Продолжение конспекта: Возрождение, гуманизм
...Флоренция стала главным центром развития новой возрожденческой (гуманистической) культуры и идеологии на всем протяжении ХV столетия. Выдающийся представитель гуманизма — канцлер Флорентийской республики Калюччо Салютати (1331-1406 гг.) выступил с обширной, оригинальной идейной платформой, в которой главным было понимание гуманизма как целого арсенала, сложного сочетания комплекса основных вопросов культуры, необходимого познанию свободным человеком и гражданином. Отсюда — его же вывод, признающий высокую практическую роль этики в качестве средства воспитания гражданина.
Воскрешая тезис Аристотеля об активной жизни как важнейшем призвании человека и с таких позиций рассматривая христианскую догму об идеальном царстве Божьем, Салютати делает заключение, что царство милосердия и мира люди могут создать на Земле в упорной Борьбе и в упорном Труде.
Салютати воспевает свободу как необходимое условие раскрытия способностей Человека и процветания Государства. Без Свободы — невозможна сама божественная благодать и спасение души. Ибо божественное мышление озаряет только свободного Человека, рабской душе благодать не нужна, так же как и Свобода. Живущий чужим умом, повторяющий чужие истины без их осознания — не свободен.

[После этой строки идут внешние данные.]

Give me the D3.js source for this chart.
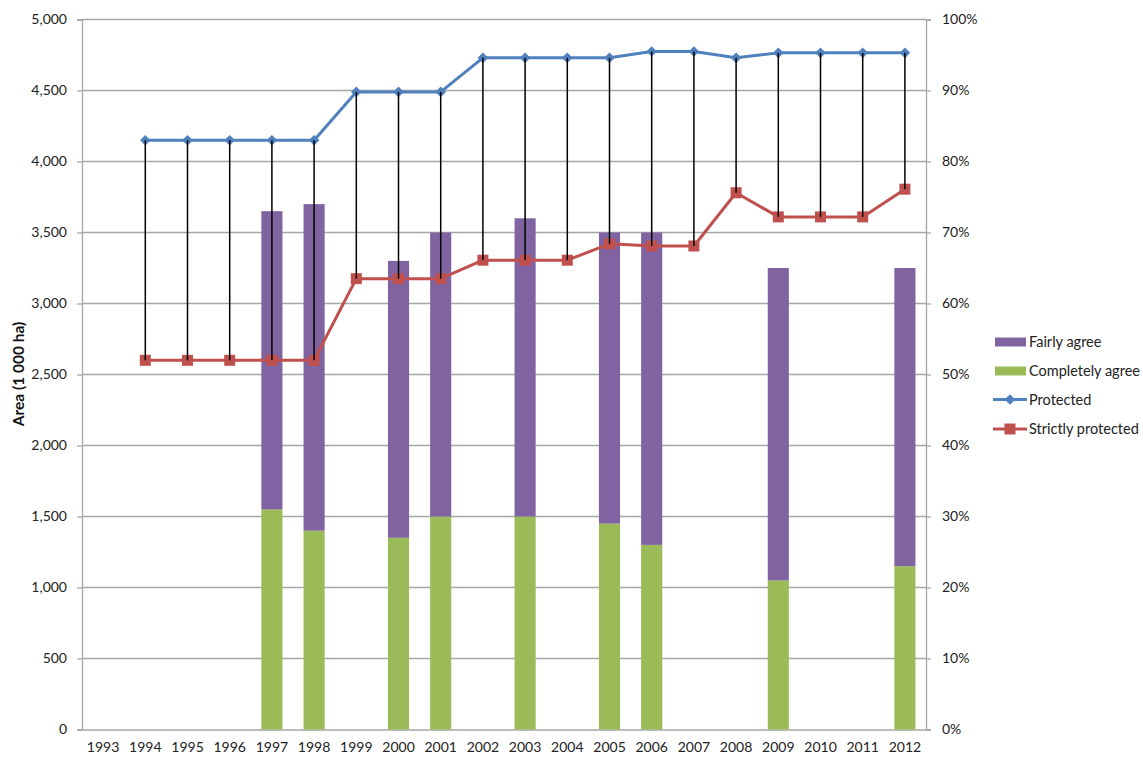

Коль скоро он не свободен, он неугоден ни людям, ни Богу. Он — отверженный, он — презираемый. Он — инструмент в нечестивых руках. Созданное людьми благо (по Салютати) — благо овеществленное, и оно должно закрепляться справедливыми законами, которые направляют всю деятельнось граждан и правителей. И тем самым объединяют их в гражданское общество. Этот тезис положен в основу гражданской этики Салютати. Поскольку базой законов является справедливость, возможная к достижению, уважение к таким законам как со стороны граждан, так и со стороны правителей, является добродетелью. (Этот тезис, кстати, был развит позже Гегелем в его “триаде” — мораль, право, нравственность; нравственность, по Гегелю, высшее проявление правового сознания в гражданском обществе — Р.Х.). Высшее проявление добродетели, далее у Салютати, это любовь к Отечеству. “Две вещи есть среди самых приятных — Родина и Друзья,” [154] — писал Салютати.